> _Material_
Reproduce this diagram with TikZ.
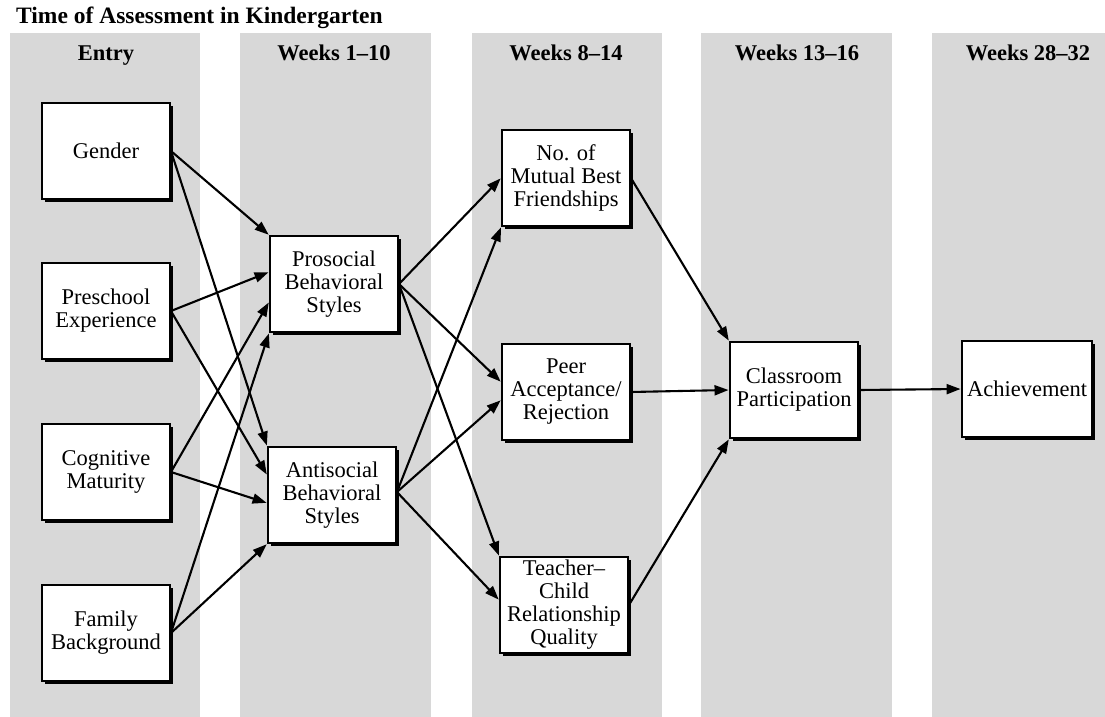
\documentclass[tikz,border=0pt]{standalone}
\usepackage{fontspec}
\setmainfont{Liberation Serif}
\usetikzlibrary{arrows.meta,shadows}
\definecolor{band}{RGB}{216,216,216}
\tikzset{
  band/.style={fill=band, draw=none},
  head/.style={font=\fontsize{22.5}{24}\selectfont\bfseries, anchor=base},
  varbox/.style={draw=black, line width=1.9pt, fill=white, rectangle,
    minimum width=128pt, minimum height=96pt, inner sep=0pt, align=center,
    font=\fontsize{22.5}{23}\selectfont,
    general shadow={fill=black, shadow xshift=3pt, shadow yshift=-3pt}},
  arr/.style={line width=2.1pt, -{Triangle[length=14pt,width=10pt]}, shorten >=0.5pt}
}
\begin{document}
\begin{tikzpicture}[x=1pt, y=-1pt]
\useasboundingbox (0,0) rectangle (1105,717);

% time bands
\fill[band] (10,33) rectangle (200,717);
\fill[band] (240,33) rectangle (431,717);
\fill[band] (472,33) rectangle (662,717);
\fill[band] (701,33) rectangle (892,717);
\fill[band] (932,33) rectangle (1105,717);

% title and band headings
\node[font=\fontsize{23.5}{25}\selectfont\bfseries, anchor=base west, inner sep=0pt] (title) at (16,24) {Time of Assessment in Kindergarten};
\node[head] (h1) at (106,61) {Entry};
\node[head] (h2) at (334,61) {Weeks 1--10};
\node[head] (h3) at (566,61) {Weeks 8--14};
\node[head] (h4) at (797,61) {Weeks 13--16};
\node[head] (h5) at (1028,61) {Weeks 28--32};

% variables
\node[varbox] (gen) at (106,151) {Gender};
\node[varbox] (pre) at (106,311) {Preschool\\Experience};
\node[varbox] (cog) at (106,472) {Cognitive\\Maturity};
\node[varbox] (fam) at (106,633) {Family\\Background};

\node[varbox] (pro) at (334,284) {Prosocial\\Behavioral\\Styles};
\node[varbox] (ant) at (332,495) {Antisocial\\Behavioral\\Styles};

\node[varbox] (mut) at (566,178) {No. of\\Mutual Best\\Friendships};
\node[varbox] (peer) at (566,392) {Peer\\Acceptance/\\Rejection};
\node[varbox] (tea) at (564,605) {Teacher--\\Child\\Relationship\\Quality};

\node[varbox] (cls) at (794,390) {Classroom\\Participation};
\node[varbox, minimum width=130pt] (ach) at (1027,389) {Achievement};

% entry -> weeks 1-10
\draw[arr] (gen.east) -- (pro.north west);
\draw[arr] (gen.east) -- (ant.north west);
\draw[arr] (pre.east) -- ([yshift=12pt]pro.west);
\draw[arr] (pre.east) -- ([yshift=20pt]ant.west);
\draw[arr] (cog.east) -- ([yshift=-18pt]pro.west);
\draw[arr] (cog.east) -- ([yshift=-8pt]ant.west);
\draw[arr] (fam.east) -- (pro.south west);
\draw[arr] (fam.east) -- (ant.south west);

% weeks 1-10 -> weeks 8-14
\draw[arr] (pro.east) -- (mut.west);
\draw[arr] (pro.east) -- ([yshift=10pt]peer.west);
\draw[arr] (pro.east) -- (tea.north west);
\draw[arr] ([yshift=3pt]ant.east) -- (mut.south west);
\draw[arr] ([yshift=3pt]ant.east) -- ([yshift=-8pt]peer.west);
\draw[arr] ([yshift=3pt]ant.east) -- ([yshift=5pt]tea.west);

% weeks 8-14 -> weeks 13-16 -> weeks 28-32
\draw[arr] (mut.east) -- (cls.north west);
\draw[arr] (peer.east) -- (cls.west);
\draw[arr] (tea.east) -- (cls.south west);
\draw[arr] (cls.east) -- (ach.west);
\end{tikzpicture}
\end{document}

> _What to produce_
Pictures are to be left out; repeat all the remaining data exactly.

> _Output for this task_
Reproduce this diagram with TikZ.
\documentclass[tikz,border=0pt]{standalone}
\usepackage{fontspec}
\setmainfont{Liberation Serif}
\usetikzlibrary{arrows.meta,shadows}
\definecolor{band}{RGB}{216,216,216}
\tikzset{
  band/.style={fill=band, draw=none},
  head/.style={font=\fontsize{22.5}{24}\selectfont\bfseries, anchor=base},
  varbox/.style={draw=black, line width=1.9pt, fill=white, rectangle,
    minimum width=128pt, minimum height=96pt, inner sep=0pt, align=center,
    font=\fontsize{22.5}{23}\selectfont,
    general shadow={fill=black, shadow xshift=3pt, shadow yshift=-3pt}},
  arr/.style={line width=2.1pt, -{Triangle[length=14pt,width=10pt]}, shorten >=0.5pt}
}
\begin{document}
\begin{tikzpicture}[x=1pt, y=-1pt]
\useasboundingbox (0,0) rectangle (1105,717);

% time bands
\fill[band] (10,33) rectangle (200,717);
\fill[band] (240,33) rectangle (431,717);
\fill[band] (472,33) rectangle (662,717);
\fill[band] (701,33) rectangle (892,717);
\fill[band] (932,33) rectangle (1105,717);

% title and band headings
\node[font=\fontsize{23.5}{25}\selectfont\bfseries, anchor=base west, inner sep=0pt] (title) at (16,24) {Time of Assessment in Kindergarten};
\node[head] (h1) at (106,61) {Entry};
\node[head] (h2) at (334,61) {Weeks 1--10};
\node[head] (h3) at (566,61) {Weeks 8--14};
\node[head] (h4) at (797,61) {Weeks 13--16};
\node[head] (h5) at (1028,61) {Weeks 28--32};

% variables
\node[varbox] (gen) at (106,151) {Gender};
\node[varbox] (pre) at (106,311) {Preschool\\Experience};
\node[varbox] (cog) at (106,472) {Cognitive\\Maturity};
\node[varbox] (fam) at (106,633) {Family\\Background};

\node[varbox] (pro) at (334,284) {Prosocial\\Behavioral\\Styles};
\node[varbox] (ant) at (332,495) {Antisocial\\Behavioral\\Styles};

\node[varbox] (mut) at (566,178) {No. of\\Mutual Best\\Friendships};
\node[varbox] (peer) at (566,392) {Peer\\Acceptance/\\Rejection};
\node[varbox] (tea) at (564,605) {Teacher--\\Child\\Relationship\\Quality};

\node[varbox] (cls) at (794,390) {Classroom\\Participation};
\node[varbox, minimum width=130pt] (ach) at (1027,389) {Achievement};

% entry -> weeks 1-10
\draw[arr] (gen.east) -- (pro.north west);
\draw[arr] (gen.east) -- (ant.north west);
\draw[arr] (pre.east) -- ([yshift=12pt]pro.west);
\draw[arr] (pre.east) -- ([yshift=20pt]ant.west);
\draw[arr] (cog.east) -- ([yshift=-18pt]pro.west);
\draw[arr] (cog.east) -- ([yshift=-8pt]ant.west);
\draw[arr] (fam.east) -- (pro.south west);
\draw[arr] (fam.east) -- (ant.south west);

% weeks 1-10 -> weeks 8-14
\draw[arr] (pro.east) -- (mut.west);
\draw[arr] (pro.east) -- ([yshift=10pt]peer.west);
\draw[arr] (pro.east) -- (tea.north west);
\draw[arr] ([yshift=3pt]ant.east) -- (mut.south west);
\draw[arr] ([yshift=3pt]ant.east) -- ([yshift=-8pt]peer.west);
\draw[arr] ([yshift=3pt]ant.east) -- ([yshift=5pt]tea.west);

% weeks 8-14 -> weeks 13-16 -> weeks 28-32
\draw[arr] (mut.east) -- (cls.north west);
\draw[arr] (peer.east) -- (cls.west);
\draw[arr] (tea.east) -- (cls.south west);
\draw[arr] (cls.east) -- (ach.west);
\end{tikzpicture}
\end{document}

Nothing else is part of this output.